Awalnya lanjut Maier, mereka mencoba berjalan ke Sungai Archer karena jaraknya lebih dekat, tetapi ketika mereka sampai di sungai, airnya terlalu tinggi untuk diseberangi. Schoene mengatakan mereka mencoba menyeberangi sungai di atas pohon yang tumbang.
"Kami naik pohon tumbang untuk menyeberang, lalu pada malam harinya kami harus tidur di sana dan hujan mulai turun dan kami tidak bisa melanjutkan perjalanan," katanya.
Ia pun membangun tempat berlindung dari kayu di lanskap tersebut. "Itu tidak terlalu bagus, tidak terlalu aman," sambung Maier.
Maier dan Schoene mengatakan bahwa mereka bertemu dengan beberapa satwa liar termasuk buaya dan ular, banyak laba-laba, serta beberapa ekor sapi dan babi hutan.

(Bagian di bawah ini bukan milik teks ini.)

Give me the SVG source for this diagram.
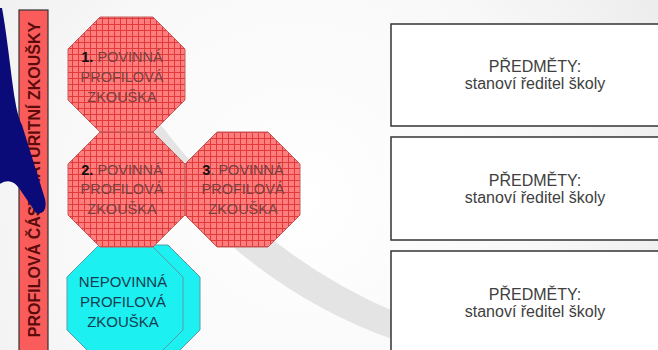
<svg xmlns="http://www.w3.org/2000/svg" width="658" height="350" viewBox="0 0 658 350">
  <defs>
    <radialGradient id="bg" cx="300" cy="200" r="420" gradientUnits="userSpaceOnUse">
      <stop offset="0" stop-color="#ffffff"/>
      <stop offset="0.6" stop-color="#f8f8f8"/>
      <stop offset="1" stop-color="#ececec"/>
    </radialGradient>
    <pattern id="grid" width="6" height="6" patternUnits="userSpaceOnUse">
      <rect width="6" height="6" fill="#ff7d7d"/>
      <path d="M0,0.5 H6 M0.5,0 V6" stroke="#e23a3a" stroke-width="1"/>
    </pattern>
    <style>
      .oct { fill: url(#grid); stroke: #c45a5a; stroke-width: 1; }
      .cyan { fill: #1cf0f0; stroke: #5a9aa8; stroke-width: 1; }
      .otxt { font-family: "Liberation Sans", Arial, sans-serif; font-size: 14.5px; fill: #7a4040; text-anchor: middle; }
      .num { font-weight: bold; fill: #111; }
      .ctxt { font-family: "Liberation Sans", Arial, sans-serif; font-size: 15px; fill: #163e52; text-anchor: middle; }
      .box { fill: #ffffff; stroke: #333333; stroke-width: 1.5; }
      .btxt { font-family: "Liberation Sans", Arial, sans-serif; font-size: 16px; fill: #404040; text-anchor: middle; }
      .bar { fill: #fa5c5c; stroke: #333333; stroke-width: 1.2; }
      .bartxt { font-family: "Liberation Sans", Arial, sans-serif; font-size: 16px; font-weight: bold; fill: #5a0c0c; text-anchor: middle; }
    </style>
  </defs>

  <rect width="658" height="350" fill="url(#bg)"/>
  <!-- background swoosh -->
  <path d="M150,110 Q250,250 395,312 L395,340 Q250,290 140,150 Z" fill="#e4e4e4"/>

  <!-- vertical bar -->
  <g id="bar">
    <rect class="bar" x="19" y="10" width="29" height="350"/>
    <text class="bartxt" transform="translate(39.5,179.5) rotate(-90)">PROFILOVÁ ČÁST MATURITNÍ ZKOUŠKY</text>
  </g>

  <!-- navy swoosh (on top of the bar) -->
  <path d="M-2,8 L2,8 C7,35 11,75 15,100 C17,112 19,119 22,125 L45,199 Q48,215 36,213 L21,191 C15,181 8,178 -2,185 Z" fill="#0a0a78"/>

  <g id="connectors"></g>

  <!-- cyan optional exam -->
  <g id="nepovinna">
    <path class="cyan" d="M116,245 L168,245 L200,277 L200,330 L168,362 L116,362 L84,330 L84,277 Z"/>
    <path class="cyan" d="M99,245 L151,245 L183,277 L183,330 L151,362 L99,362 L67,330 L67,277 Z"/>
    <text class="ctxt" x="123" y="287">NEPOVINNÁ</text>
    <text class="ctxt" x="123" y="307">PROFILOVÁ</text>
    <text class="ctxt" x="123" y="327">ZKOUŠKA</text>
  </g>

  <g id="povinna1">
    <path class="oct" d="M100,17 L153,17 L185,49 L185,100 L153,132 L100,132 L68,100 L68,49 Z"/>
    <text class="otxt" x="122" y="62"><tspan class="num">1.</tspan> POVINNÁ</text>
    <text class="otxt" x="122" y="82">PROFILOVÁ</text>
    <text class="otxt" x="122" y="102">ZKOUŠKA</text>
  </g>

  <g id="povinna2">
    <path class="oct" d="M100,132 L153,132 L185,164 L185,215 L153,247 L100,247 L68,215 L68,164 Z"/>
    <text class="otxt" x="122" y="175"><tspan class="num">2.</tspan> POVINNÁ</text>
    <text class="otxt" x="122" y="194">PROFILOVÁ</text>
    <text class="otxt" x="122" y="214">ZKOUŠKA</text>
  </g>

  <g id="povinna3">
    <path class="oct" d="M217,132 L268,132 L300,164 L300,215 L268,247 L217,247 L185,215 L185,164 Z"/>
    <text class="otxt" x="243" y="175"><tspan class="num">3</tspan>. POVINNÁ</text>
    <text class="otxt" x="243" y="194">PROFILOVÁ</text>
    <text class="otxt" x="243" y="214">ZKOUŠKA</text>
  </g>

  <g id="predmety1">
    <rect class="box" x="391" y="24" width="280" height="102"/>
    <text class="btxt" x="535" y="72">PŘEDMĚTY:</text>
    <text class="btxt" x="535" y="89">stanoví ředitel školy</text>
  </g>
  <g id="predmety2">
    <rect class="box" x="391" y="137" width="280" height="103"/>
    <text class="btxt" x="535" y="186">PŘEDMĚTY:</text>
    <text class="btxt" x="535" y="203">stanoví ředitel školy</text>
  </g>
  <g id="predmety3">
    <rect class="box" x="391" y="251" width="280" height="110"/>
    <text class="btxt" x="535" y="300">PŘEDMĚTY:</text>
    <text class="btxt" x="535" y="317">stanoví ředitel školy</text>
  </g>
</svg>
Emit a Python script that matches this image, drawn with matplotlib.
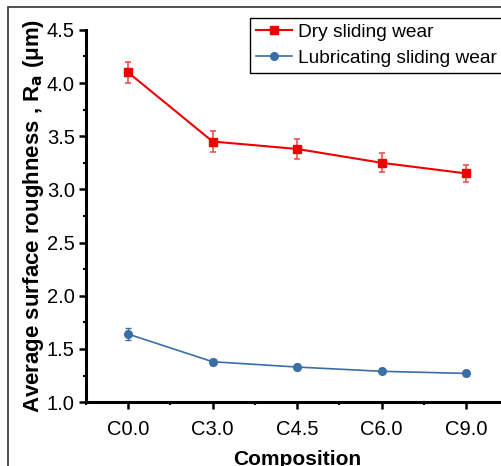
import numpy as np
import matplotlib
matplotlib.use("Agg")
import matplotlib.pyplot as plt
from matplotlib.patches import Rectangle
from matplotlib.ticker import MultipleLocator

compositions = ["C0.0", "C3.0", "C4.5", "C6.0", "C9.0"]
dry_mean = [4.10, 3.45, 3.38, 3.25, 3.15]
dry_err = [0.10, 0.10, 0.09, 0.09, 0.08]
lub_mean = [1.64, 1.38, 1.33, 1.29, 1.27]
lub_err = [0.06, 0.03, 0.025, 0.02, 0.02]

matplotlib.rcParams.update({'font.family': ['Liberation Sans', 'DejaVu Sans'],
                            'font.size': 14.5})

fig = plt.figure(figsize=(5.02, 4.66), dpi=100)
ax = fig.add_axes([0.171, 0.137, 0.842, 0.799])

x = np.arange(len(compositions))
red = '#ee0000'
blue = '#3a6ea5'

dry = ax.errorbar(x, dry_mean, yerr=dry_err, color=red, ecolor='#f04545', marker='s',
                  markersize=5.5, lw=1.5, capsize=2.5, elinewidth=1.1, capthick=1.1,
                  label='Dry sliding wear')
lub = ax.errorbar(x, lub_mean, yerr=lub_err, color=blue, ecolor=blue, marker='o',
                  markersize=5.5, lw=1.2, capsize=2.2, elinewidth=1.0, capthick=1.0,
                  label='Lubricating sliding wear')

ax.set_xlim(-0.5, 4.5)
ax.set_ylim(1.0, 4.5)
ax.set_xticks(x)
ax.set_xticklabels(compositions)
ax.xaxis.set_minor_locator(MultipleLocator(0.5))
ax.yaxis.set_major_locator(MultipleLocator(0.5))
ax.yaxis.set_minor_locator(MultipleLocator(0.25))

for s in ['top', 'right']:
    ax.spines[s].set_visible(False)
for s in ['left', 'bottom']:
    ax.spines[s].set_linewidth(2.2)
ax.tick_params(which='major', direction='out', length=5, width=1.8, pad=3)
ax.tick_params(which='minor', direction='out', length=2, width=1.5)
ax.tick_params(axis='x', pad=8)

ax.set_xlabel('Composition', fontweight='bold', fontsize=15, labelpad=8)
ax.set_ylabel('Average surface roughness , R$_\\mathbf{a}$ (\u03bcm)',
              fontweight='bold', fontsize=16, labelpad=0.5)

leg = ax.legend([dry.lines[0], lub.lines[0]],
                ['Dry sliding wear', 'Lubricating sliding wear'],
                loc='upper left', bbox_to_anchor=(0.388, 1.032), frameon=True,
                fancybox=False, edgecolor='black', framealpha=1, fontsize=13.8,
                handlelength=1.9, handletextpad=0.3, borderpad=0.3,
                labelspacing=0.45, borderaxespad=0)
leg.get_frame().set_linewidth(1.0)

fig.patches.append(Rectangle((8 / 502, -0.05), 1.2, 1 - 7 / 466 + 0.05,
                             transform=fig.transFigure, fill=False,
                             edgecolor='#333333', lw=1.2))

fig.savefig('out.png', dpi=100)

Selama tersasar, mereka kebanyakan berjalan di pagi hari, berhenti di siang hari yang terik, sebelum melanjutkan perjalanan hingga larut malam.
Schine mengatakan mereka berjalan selama sekitar 22 jam, menembus hujan, tidur di jalan pada malam hari dan menggunakan drone untuk mencari jalan terdekat.
"Kami membawa ransel kami, sekitar 12 kilogram di bagian belakang, jadi semua barang penting kami bawa," katanya.
Keduanya berbicara dengan penjaga hutan setelah cobaan berat itu dan keduanya tidak terluka, namun ada pelajaran yang bisa mereka ambil. "Jangan pernah mempercayai Google Maps sendirian," kata Schoene merasa kapok.
Maier menyebut, ini adalah akhir yang bahagia tetapi sekaligus hari-hari penuh perjuangan. "Itu adalah pengalaman yang menyenangkan tapi juga pengalaman yang sangat sulit. Saya tidak ingin menjalani minggu ini di lain waktu," katanya, menyitir RNZ.
"Dalam kasus ini, kami cukup beruntung karena hanya menemukan sebuah kendaraan, bukan mayat, tetapi bisa saja hasilnya jauh berbeda," ucap ranger yang bertanggung jawab, Roger James.
Menurut Roger, jika saja kedua pria itu tidak berusia muda, bugar, sigap dan termotivasi, maka peristiwa tersebut bisa saja berakhir tragis.